Sell the rip.
That’s the good word after the surprising rally in markets last week, argues one of Wall Street’s most vocal bears.
“Bottom line, last week was nothing more than a vicious bear market rally, in our view, and while it may not be completely finished, it is a rally to sell,” Morgan Stanley chief investment officer Mike Wilson said in a new note on Monday.
The closely followed strategist thinks there could be another leg lower in markets that persists until mid-April. He recommends getting more defensive in terms of portfolio positioning at the moment.
“With rates markets pricing in a very aggressive Fed pivot, the back end of the market looks full in our view. While this may alleviate some of the downward pressure on equity valuations, the equity risk premium looks far too low to us given the persistent volatility in financial markets, one of the more unstable geopolitical environments we’ve ever witnessed and rising risk for growth, especially earnings,” Wilson added.
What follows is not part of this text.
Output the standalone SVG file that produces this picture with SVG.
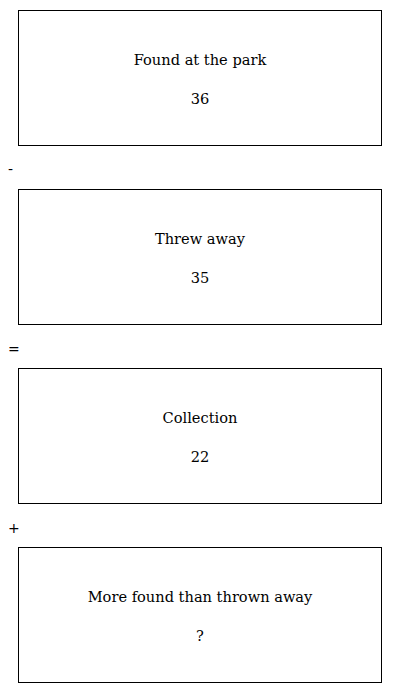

The S&P 500 rallied 6.2% on the week while the Nasdaq Composite tacked on 8.2%. The Dow Jones Industrial Average advanced 5.5%.
Stocks gave back some of their gains Monday, but still remain well off the lows hit earlier this month when Russia began its invasion of Ukraine.
Morgan Stanley’s Wilson isn’t flying solo in his call that last week’s relief rally was overdone.
“While we are fully open to some continued strength into the spring consistent with seasonality, we are not yet ready to definitively say the final lows have been made. Even if the bottom is in, there is likely to be a period of digestion, which means patience will be paramount. Rates and commodities continue to press higher, and while the overall market appears to be more comfortable with that in the near-term, those trends should benefit value more than growth,” said Evercore ISI technical strategist Jonathan Krinksy.